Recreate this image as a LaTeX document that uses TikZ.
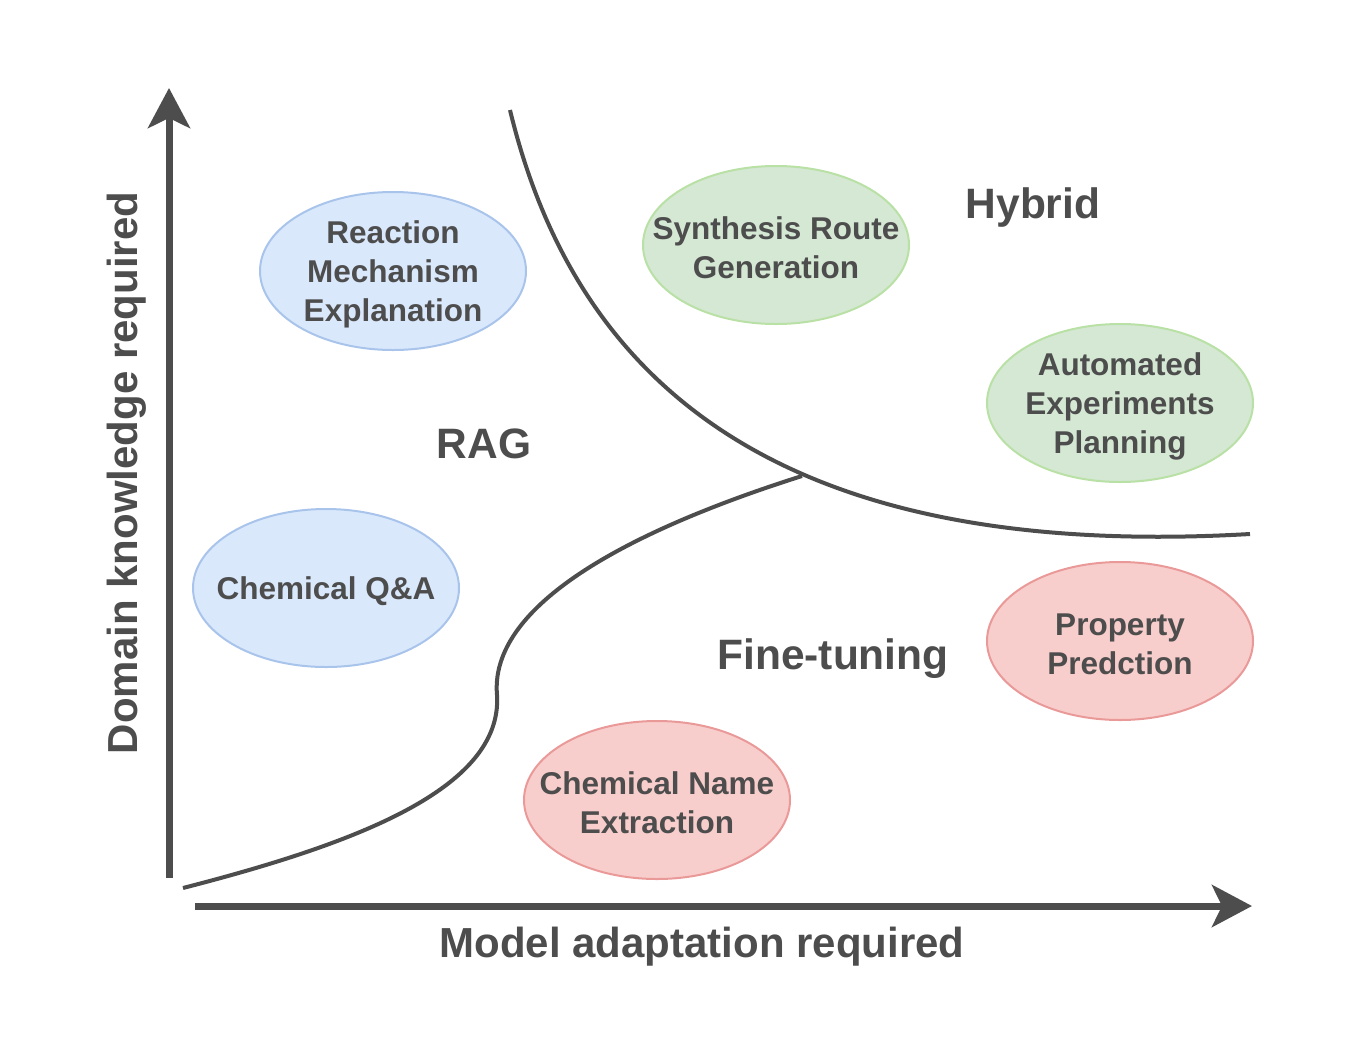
\documentclass[tikz,border=0pt]{standalone}
\usepackage{fontspec}
\setmainfont{Liberation Sans}
\usetikzlibrary{arrows.meta,shapes.geometric}
\definecolor{ink}{HTML}{4D4D4D}
\definecolor{bfill}{HTML}{DAE8FC}
\definecolor{bline}{HTML}{A9C4EB}
\definecolor{gfill}{HTML}{D5E8D4}
\definecolor{gline}{HTML}{B9E0A5}
\definecolor{rfill}{HTML}{F8CECC}
\definecolor{rline}{HTML}{EA9999}
\begin{document}
\begin{tikzpicture}[x=1pt,y=-1pt,
  task/.style={ellipse,draw,line width=2pt,minimum width=266pt,minimum height=158pt,inner sep=0pt},
  tasktext/.style={align=center,text=ink,yshift=-3pt,font=\fontsize{31.5}{39}\selectfont\bfseries},
  bluetask/.style={task,fill=bfill,draw=bline},
  greentask/.style={task,fill=gfill,draw=gline},
  redtask/.style={task,fill=rfill,draw=rline},
  region/.style={text=ink,font=\fontsize{42.5}{50}\selectfont\bfseries},
  axislabel/.style={text=ink,font=\fontsize{42}{50}\selectfont\bfseries},
  axis/.style={draw=ink,line width=7pt,-{Stealth[length=40pt,width=42pt,inset=10pt]}},
  border/.style={draw=ink,line width=4pt}]
\useasboundingbox (0,0) rectangle (1363,1050);
% axes
\coordinate (yb) at (169,878);
\coordinate (yt) at (169,88);
\coordinate (xl) at (195,906);
\coordinate (xr) at (1252,906);
\draw[axis] (yb) -- (yt);
\draw[axis] (xl) -- (xr);
\node[axislabel] (xlab) at (702,947) {Model adaptation required};
\node[axislabel,rotate=90] (ylab) at (127,473) {Domain knowledge required};
% boundaries
\coordinate (h0) at (510,110);
\coordinate (h1) at (1250,534);
\coordinate (f0) at (183,888);
\coordinate (fm) at (497,695);
\coordinate (f1) at (802,476);
\draw[border] (h0) .. controls (580,400) and (800,560) .. (h1);
\draw[border] (f0) .. controls (350,845) and (503,790) .. (fm)
  .. controls (490,615) and (600,540) .. (f1);
% regions
\node[region] (rag) at (484,444) {RAG};
\node[region] (hyb) at (1033,208) {Hybrid};
\node[region] (ft) at (833,659) {Fine-tuning};
% tasks
\node[bluetask,label={[tasktext]center:Reaction\\Mechanism\\Explanation}] (rme) at (393,271) {};
\node[bluetask,label={[tasktext]center:Chemical Q\&A}] (cqa) at (326,588) {};
\node[greentask,label={[tasktext]center:Synthesis Route\\Generation}] (srg) at (776,245) {};
\node[greentask,label={[tasktext]center:Automated\\Experiments\\Planning}] (aep) at (1120,403) {};
\node[redtask,label={[tasktext]center:Property\\Predction}] (pp) at (1120,641) {};
\node[redtask,label={[tasktext]center:Chemical Name\\Extraction}] (cne) at (657,800) {};
\end{tikzpicture}
\end{document}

━━━━━━━━━━━━━━━━━━━━

Without the pictures, copy the material exactly as given.

Recreate this image as a LaTeX document that uses TikZ.
\documentclass[tikz,border=0pt]{standalone}
\usepackage{fontspec}
\setmainfont{Liberation Sans}
\usetikzlibrary{arrows.meta,shapes.geometric}
\definecolor{ink}{HTML}{4D4D4D}
\definecolor{bfill}{HTML}{DAE8FC}
\definecolor{bline}{HTML}{A9C4EB}
\definecolor{gfill}{HTML}{D5E8D4}
\definecolor{gline}{HTML}{B9E0A5}
\definecolor{rfill}{HTML}{F8CECC}
\definecolor{rline}{HTML}{EA9999}
\begin{document}
\begin{tikzpicture}[x=1pt,y=-1pt,
  task/.style={ellipse,draw,line width=2pt,minimum width=266pt,minimum height=158pt,inner sep=0pt},
  tasktext/.style={align=center,text=ink,yshift=-3pt,font=\fontsize{31.5}{39}\selectfont\bfseries},
  bluetask/.style={task,fill=bfill,draw=bline},
  greentask/.style={task,fill=gfill,draw=gline},
  redtask/.style={task,fill=rfill,draw=rline},
  region/.style={text=ink,font=\fontsize{42.5}{50}\selectfont\bfseries},
  axislabel/.style={text=ink,font=\fontsize{42}{50}\selectfont\bfseries},
  axis/.style={draw=ink,line width=7pt,-{Stealth[length=40pt,width=42pt,inset=10pt]}},
  border/.style={draw=ink,line width=4pt}]
\useasboundingbox (0,0) rectangle (1363,1050);
% axes
\coordinate (yb) at (169,878);
\coordinate (yt) at (169,88);
\coordinate (xl) at (195,906);
\coordinate (xr) at (1252,906);
\draw[axis] (yb) -- (yt);
\draw[axis] (xl) -- (xr);
\node[axislabel] (xlab) at (702,947) {Model adaptation required};
\node[axislabel,rotate=90] (ylab) at (127,473) {Domain knowledge required};
% boundaries
\coordinate (h0) at (510,110);
\coordinate (h1) at (1250,534);
\coordinate (f0) at (183,888);
\coordinate (fm) at (497,695);
\coordinate (f1) at (802,476);
\draw[border] (h0) .. controls (580,400) and (800,560) .. (h1);
\draw[border] (f0) .. controls (350,845) and (503,790) .. (fm)
  .. controls (490,615) and (600,540) .. (f1);
% regions
\node[region] (rag) at (484,444) {RAG};
\node[region] (hyb) at (1033,208) {Hybrid};
\node[region] (ft) at (833,659) {Fine-tuning};
% tasks
\node[bluetask,label={[tasktext]center:Reaction\\Mechanism\\Explanation}] (rme) at (393,271) {};
\node[bluetask,label={[tasktext]center:Chemical Q\&A}] (cqa) at (326,588) {};
\node[greentask,label={[tasktext]center:Synthesis Route\\Generation}] (srg) at (776,245) {};
\node[greentask,label={[tasktext]center:Automated\\Experiments\\Planning}] (aep) at (1120,403) {};
\node[redtask,label={[tasktext]center:Property\\Predction}] (pp) at (1120,641) {};
\node[redtask,label={[tasktext]center:Chemical Name\\Extraction}] (cne) at (657,800) {};
\end{tikzpicture}
\end{document}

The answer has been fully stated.